Service and Atmosphere
Me: I am not sure if this was Michelin-starred service. I'm thinking about my meals at other one-stars–Claridge's, Foliage, The Lebury, Facil, Arbutus–and this fell a bit short in formalness. They were almost TOO cheerful. (The wine steward was particularly charming and happy.) And when we ordered the pork belly, the woman taking our order reminded me of my German Aunt Ursula…jokingly reprimanding a table of three women for ordering what she said was a very masculine dish. The service was good, don't get me wrong. But it was just so NORMAL.
An American in London: The service was friendly and chatty, which I liked, and the women were super stylish in their Shanghai-Tang-looking purple-and-green outfits.  The décor was high-end circa 80s lounge style, and for what it’s worth, no Chinese diners.
Gourmet Chick: The look is corporate with bling.  Lacking the wow design factor  Kai emphasises its expense with a Mayfair address and plenty of chandeliers and mirrors. 

The Loos
Me: Cool sinks. Good tilework. Good products. Nice.

Me: I ordered pink champagne at the bar when I arrived. The bartender poured me a "regular" accidentally. So we got two glasses for the price of one! This was extremely good because when I checked the bill later, my one glass of Laurent Perrier Rose was £20 quid…

The Verdict (Three of Them!)
Me: If I were going to make a list of the top 10 dishes I've eaten this year thus far, the Wasabi Prawns and the Mango Cake would be on it. That being said, I'm not quite sure the other dishes surpassed what I'd get at a regular neighborhood Chinese restaurant. You'd think you'd get a little something extra…better plating, better presentation maybe. But no. And the price tag…ouch. So I probably wouldn't go back unless someone else was paying. Or if I had a huge craving for that mango cake!

An American in London: Whether it’s fair or not, I left Kai last week feeling that while the majority of dishes were delicious, very few dishes were worth the high price tag. 

In deciding how to describe Kai, I’ve been wondering whether it’s fair to demand creativity from a one-Michelin-starred restaurant – more specifically:  isn’t it enough that Kai cooks classic Chinese dishes very well?   Am I holding a one-Michelin-starred Chinese restaurant up to a higher standard than I would, say, a similarly-starred Modern British restaurant?  In asking these questions, I’m assuming there’s consistency in the way Michelin rates restaurants, which I suppose there isn’t (compare ho-hum Arbutus to never-lets-you-down Ledbury, for example).

Gourmet Chick: You can drop some serious money here, there is a soup on the menu for £108 which needless to say we avoided.  However, it feels like the quality of the ingredients justifies the cash.  The food at Kai was excellent and it is worth going for the mango cake alone, however the restaurant did lack atmosphere and the wow factor.

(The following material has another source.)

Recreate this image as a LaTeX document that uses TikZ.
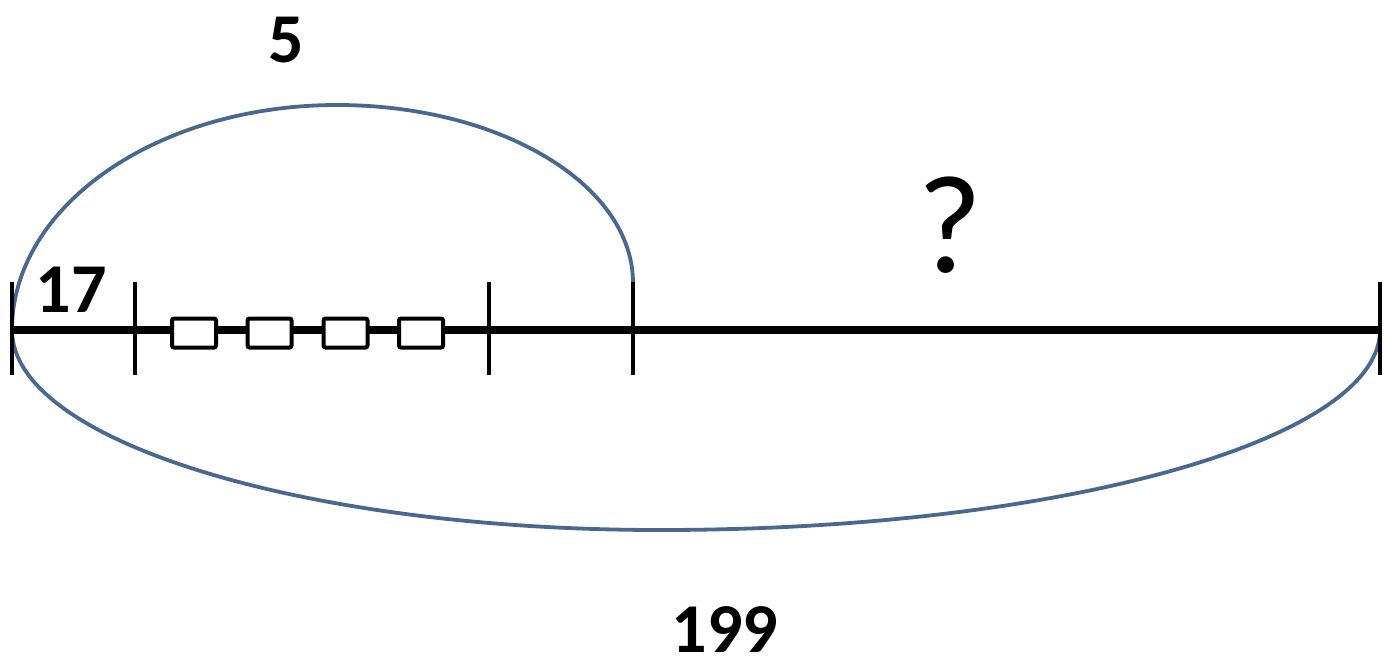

4 Responses to “Kai Mayfair: Views from Not One but Three Bloggers!”

  1. Good Stuff, Girls,

    The Tempura looks good-and it’s very hard to get right…

  2. adriansabah
    Oct 11, 2009

    It’s been decades since I’ve been to London. I guess the prices (ouch!) reflects the change. A couple of more meals like that, you can fly to Sabah and eat the freshest seafood imaginable.

  3. London Chow
    Oct 21, 2009

    This is one expensive experience. We spent around almost 70 quid per person and there wasn’t even any alcohol!

    Then again, food was exquisite, service was great. Would definitely look forward to return again.

  4. CheChe
    Jul 25, 2010

    Wow £95 per person, I think I would need a very good reason to blow that much on a Chinese meal. The desserts looks good though. I prefer peking duck if out at a nice classy restaurant.